Andresen doesn’t advocate radio silence, in fact she councils against going quiet. But instead, she encourages those with an adult mind to react like adults.

“Assume responsibility broadly and be generous,” she writes. “When you do that in public, with everyone watching, you gain so much. People always appreciate those who care – and take the high road. Slinging mud back feels good for a few seconds, but it causes years of damage. Especially online, where your hot-headed response will never die.”

Personal Brand Mistake: You Think Your Social Media is Private

social media
Uncalno/Flickr

Spoiler alert: it isn’t. Even if you think you’ve got all your preferences set to a secret private mode, even if you lurk instead of post and even if you steer clear of social media and the internet completely — you are not living a private life. Here’s how:

  • Private modes aren’t private to your friends. If you have connections on any social platform (say, you only use Facebook to connect with family or that college ultimate Frisbee team) those connections see what you post. If your Instagram account is set up so it’s “private” and you only allow trusted friends to see your pictures, they still can see and screencap your posts, and show them to others.
  • Having “incognito” profiles won’t help you. Lurkers on social media still get tagged by friends in photos, or mentioned when they participate in a gathering in real life. If you’re a creep in real life, it will be shared somewhere.
  • Social media shares all. If you act badly in the real world, like getting arrested for driving drunk or screaming obscenities at a public gathering, you could end up in the paper or in someone’s photos or blog posts. Then, blammo, your name is in that Google result forever.

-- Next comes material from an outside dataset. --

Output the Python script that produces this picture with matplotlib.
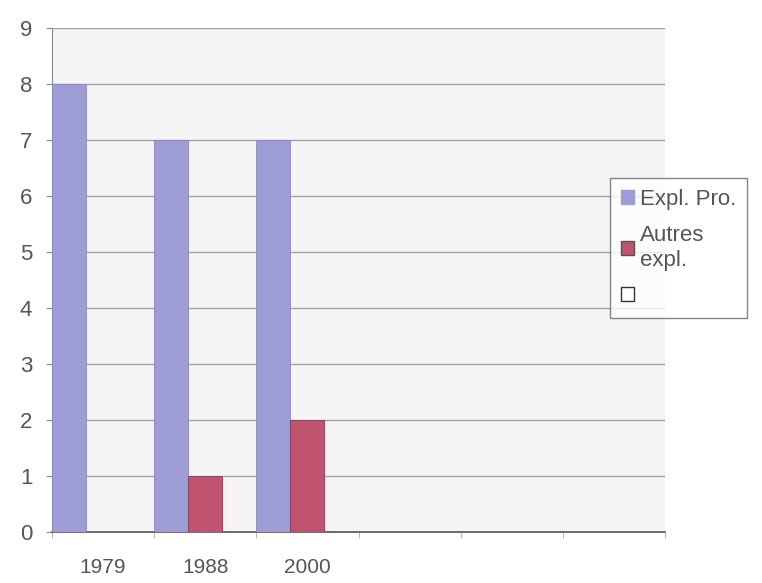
import matplotlib
matplotlib.use("Agg")
import matplotlib.pyplot as plt
import numpy as np
from matplotlib.patches import Patch

categories = ["1979", "1988", "2000", "", "", ""]
expl_pro = [8, 7, 7, 0, 0, 0]
autres = [0, 1, 2, 0, 0, 0]
series_names = ["Expl. Pro.", "Autres\nexpl.", ""]

plt.rcParams['font.family'] = ['Liberation Sans', 'DejaVu Sans']

fig = plt.figure(figsize=(7.62, 5.83), dpi=100)
ax = fig.add_axes([0.068, 0.0875, 0.805, 0.8645])

x = np.arange(len(categories))
w = 1/3
blue = '#9d9cd4'
red = '#c05470'
ax.bar(x - w, expl_pro, width=w, color=blue, edgecolor='#8a89c0', linewidth=0.6, zorder=3)
ax.bar(x, autres, width=w, color=red, edgecolor='#8a3a52', linewidth=0.6, zorder=3)

ax.set_xlim(-0.5, len(categories) - 0.5)
ax.set_ylim(0, 9)
ax.set_yticks(range(10))
ax.yaxis.grid(True, color='#a0a0a0', linewidth=1.0, zorder=0)
ax.set_axisbelow(True)
ax.set_facecolor('#f5f5f5')

ax.set_xticks(x)
ax.set_xticklabels(categories)
ax.set_xticks(np.arange(len(categories) + 1) - 0.5, minor=True)
ax.tick_params(axis='x', which='major', length=0, pad=19, labelsize=15, labelcolor='#555555')
ax.tick_params(axis='x', which='minor', length=4, color='#aaaaaa', direction='out')
ax.tick_params(axis='y', length=4, color='#888888', labelsize=16, labelcolor='#555555', pad=10)

for s in ['top', 'right']:
    ax.spines[s].set_visible(False)
ax.spines['left'].set_color('#888888')
ax.spines['bottom'].set_color('#555555')
ax.spines['bottom'].set_linewidth(1.2)

handles = [Patch(facecolor=blue, edgecolor=blue),
           Patch(facecolor=red, edgecolor='#555555'),
           Patch(facecolor='white', edgecolor='#333333')]
leg = fig.legend(handles, series_names, loc='upper left', bbox_to_anchor=(0.80, 0.695),
                 borderaxespad=0, frameon=True, fancybox=False, fontsize=16,
                 handlelength=0.6, handleheight=0.6,
                 handletextpad=0.25, labelspacing=0.7, borderpad=0.5)
leg.get_frame().set_edgecolor('#666666')
leg.get_frame().set_linewidth(1.0)
for t in leg.get_texts():
    t.set_color('#555555')

fig.savefig("out.png", dpi=100)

“Keeping information private was possible by physical means decades ago, hence the term private space,” wrote David Garcia in a 2017 study published in ScienceAdvances. “However, the widespread adoption of information and communication technologies turns our information into a much more pervasive and diffusive element that cannot be conceived as a space or material that we can directly control.”

Personal Brand Mistake: You’re Fake

“Nobody wants to date, hire, or employ a fraud,” says Ryan Erskine at Entrepreneur. “Authenticity is key, both for relationships and personal brands. Don’t make the mistake of pretending to be someone you’re not.”

Don’t think of your personal brand as a dating profile where you want to “trick” someone into liking you. Think of it as a way for you to show your strengths instead of just listing them on your resume (or hoping someone hires you because you went to a certain college or have a certain job title).

In that same vein, Erskine notes, you shouldn’t try to buy friends in the form of followers for your social accounts to make yourself look more popular.

“What is more valuable to you? 500,000 fake followers or two dozen die hard fans that engage with your content every week?,” he asks. “I’ll go with the engaged followers every time. They’re much more likely to tell their friends and share your content  — and to buy from you — than the 1-cent followers you bought from that dude on Craigslist.”

Leave Craigslist for vintage lamps. Take your personal branding journey on your own.